The financial crisis that popped the real estate bubble and pushed United States bank failures to a 17-year high left the Federal Deposit Insurance Corp with a rapper's tour bus that reeked of marijuana.
"It smelled so bad of pot after one tour that they had to completely pull out most of the interior and replace it," said Jerry Jenkins, who sold the bus at Penny Worley Auctioneers after the FDIC acquired it in the collapse of an Atlanta bank. "By the time we got it, it was almost brand-new."
Worley Auctioneers, based in Maineville, Ohio, has the FDIC to thank for the bus, not to mention a red 2001 Ferrari, a 2.4m palm tree and stacks of unwanted office furniture - the detritus of 140 banks closed by the agency this year. Worley Auctioneers, Rick Levin & Associates and Tranzon Asset Strategies, the three firms hired by the FDIC to sell furnishings from shuttered branches and warehouses stuffed with repossessed collateral, are having a banner year.
The FDIC has reaped US$6.2 million ($8.9 million) from the sale of so-called other assets in 2009, six times the total last year, according to the agency. While that's a sliver of the US$38.3 billion of failed bank assets that the FDIC held as of September 30, any cash is useful after the surge in crippled lenders sent the FDIC's deposit insurance fund into the red.
"Business has been good," said Penny Worley. "This can be a daunting task, because there are so much and so many different things. There's an occasional Dali. There are rare gold coins."

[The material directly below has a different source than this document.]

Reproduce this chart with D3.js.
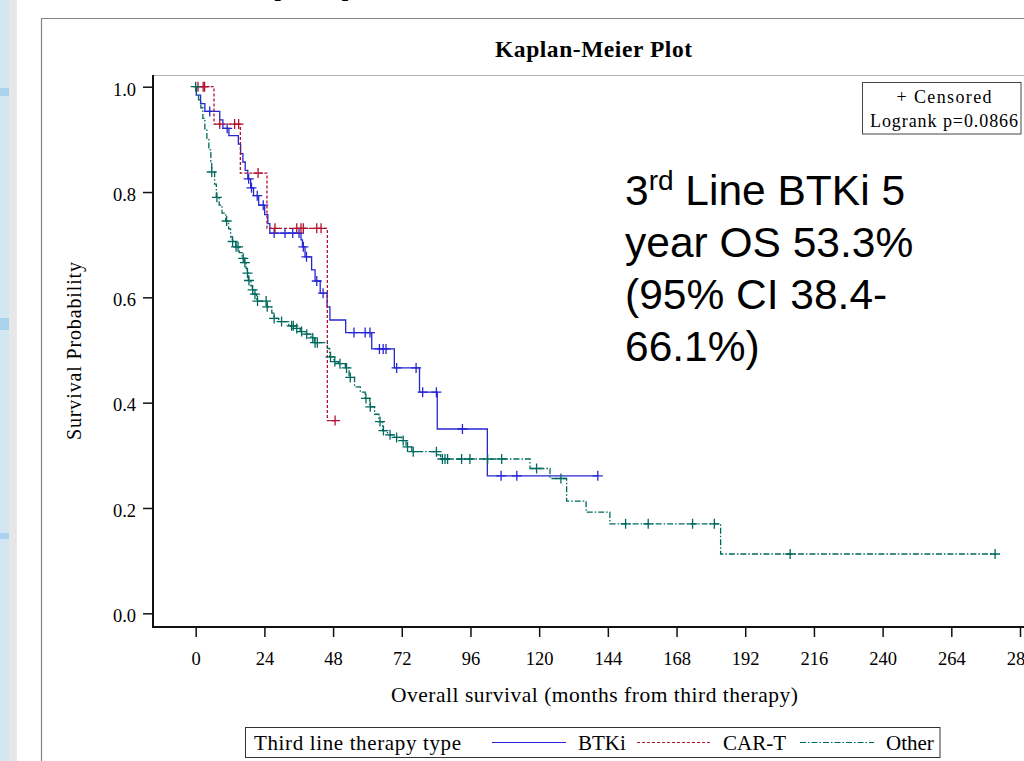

Worley's website offers a snapshot:
- Laptops, desk chairs and an ashtray, complete with stubbed-out cigarettes, from First Priority Bank of Bradenton, Florida, which failed in August 2008, and Freedom Bank, also in Bradenton, shut three months later.
- A Diebold ATM machine - empty, presumably - courtesy of Co-operative Bank of Wilmington, North Carolina, shuttered in June 2009.
- Ten refrigerators, plus assorted toasters and microwave ovens, from Vineyard Bank, the California-based lender that lost more than US$100 million last year as builders defaulted on construction loans.
Then there was the tour bus, acquired by Omni National Bank in repossession from a leasing company before the Atlanta-based lender went bust in March, Jenkins said. The vehicle, which sported 12 coffin-like bunks, each with flat-panel televisions, sold for US$310,000 to a company in Nashville, Tennessee, that leases buses to touring musicians.
Financial assets such as real-estate loans are sold separately through auctions that can involve complex financing and profit-sharing arrangements.
"Other assets" sales are as straightforward as old-fashioned live auctions. When the electronic hammer comes down, a process conducted online, the deal is done and the auctioneers try to get the merchandise out the door as swiftly as possible.
Sales from assets of other failed banks have included armoured trucks, industrial equipment, 1000 milking cows and Thomas H. Benton lithographs.